= Neuberg formula =

Match pointing scores formula

In duplicate bridge pairs tournaments, the Neuberg formula is a method of adjusting match point scores achieved on boards which have been played fewer times than other boards. Originally developed by Gérard Neuberg of France, its objective is to achieve a formula for the final score of every pair to which each hand they have played contributes with equal weight.

Although the objective behind the formula is of questionable soundness, the formula itself follows from well-defined mathematical assumptions, and is almost universally applied in computer-scored bridge tournaments.

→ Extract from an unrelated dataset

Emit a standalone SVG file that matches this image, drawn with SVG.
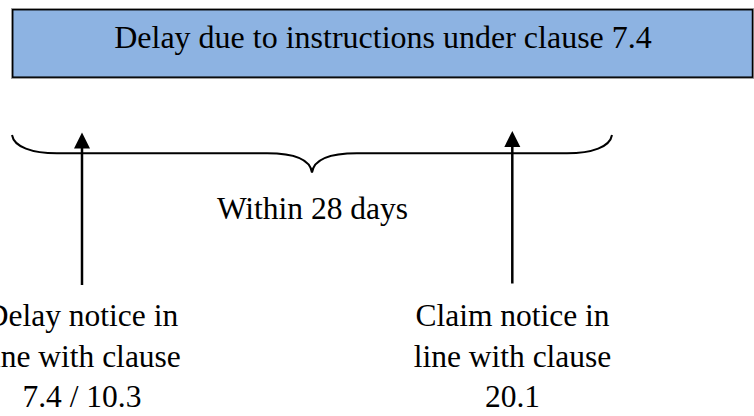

A board might have been played fewer times than others because:
- the movement was not completed, or
- there was a phantom pair, or
- one or more plays of that board had to be cancelled because of irregularities, entailing explicit percentage assignments for those plays.

==Details==
The method is:
- Add 1 to the number of match points scored. (If the North American match point system is in use, where each comparison is worth one point rather than two, add a half-point instead.)
- Multiply by the number of times the board should have been played (this should be the same number for all the boards in the tournament) and divide by the number of times it was actually played.
- Then subtract 1 (or ½, whichever was added above).

==Example==
- Board played 6 times.
- Most other boards played 7 times.
- Pair X scored 4 match points (out of 10).
- Then (4+1) x (7/6) - 1 = 4.8333 (out of 12).
- Pair Y scored 9 match points (out of 10).
- Then (9+1) x (7/6) - 1 = 10.6667 (out of 12).
- The scores are usually then rounded to the nearest 0.1, so 4.8 and 10.7 respectively.

==Criticisms==

- Mistaken objective: No a priori reason to give equal weight to boards played fewer times.
 A result achieved by a pair on a board played fewer times is a less reliable, higher variance, estimate of the pair's performance than a result achieved on a board played more times. It is baseless to suggest that giving the less-played board an equal contribution increases fairness; in fact it has the opposite effect, making it more likely for a pair to win or lose the event by chance, rather than skill.
 The typical example used to explain the need for the Neuberg approach involves comparing two pairs, whose results only differ with respect to one hand. On this single hand, Pair A competes against 10 other pairs and beats them all, whereas pair B competes against 50 other pairs, beating 33 and losing to 17. The non-Neuberg approach, of comparing each pair with the maximum they could have achieved, results in pair 'B' achieving a higher final score than pair 'A'.

 Pair 'B's victory is, in fact, the only fair outcome, since, in the referenced example, pair 'B' has beaten a higher proportion of opposing scores (533/1050) than pair 'A' (510/1010) has. Nonetheless, the documents advocating Neuberg formula portray this outcome as unfair, for reasons that they do not carefully express. Applying the Neuberg formula puts pair 'A' first, which is actually not fair.

 It is unclear whether Gérard Neuberg actually believed that applying the Neuberg formula increased fairness, or if the formulation was merely an exercise to find the best possible protocol for scaling Matchpoints in a theoretical situation where one wanted each board to contribute equally, for whatever reason.

- Failure to account for diverse partnership strengths.
 If you play a board, and a different play of the same board was cancelled involving a weak pair that you would probably have beaten, the Neuberg formula does not compensate you for your cancelled (presumed) victory. However, it compensates you had the different play of the board involved a stronger pair that would have probably beaten you.

- Rounding
 The rounding method means that two pairs with the same total unrounded scores can end up with different total rounded scores, and be ranked accordingly. This is not that unusual. The solution is to round the total scores, not the per-board scores.

==Gérard Neuberg==

The formula was developed by Gérard Neuberg, a French mathematician.
He died at the end of 2016: there is a brief obituary in the
French Bridge Federation magazine (January 2017)
.

==Other uses==
The formula can also be used for example in a club competition when it is desired to give equal weight to scores achieved over a number of sessions, but there were different numbers of tables at each session.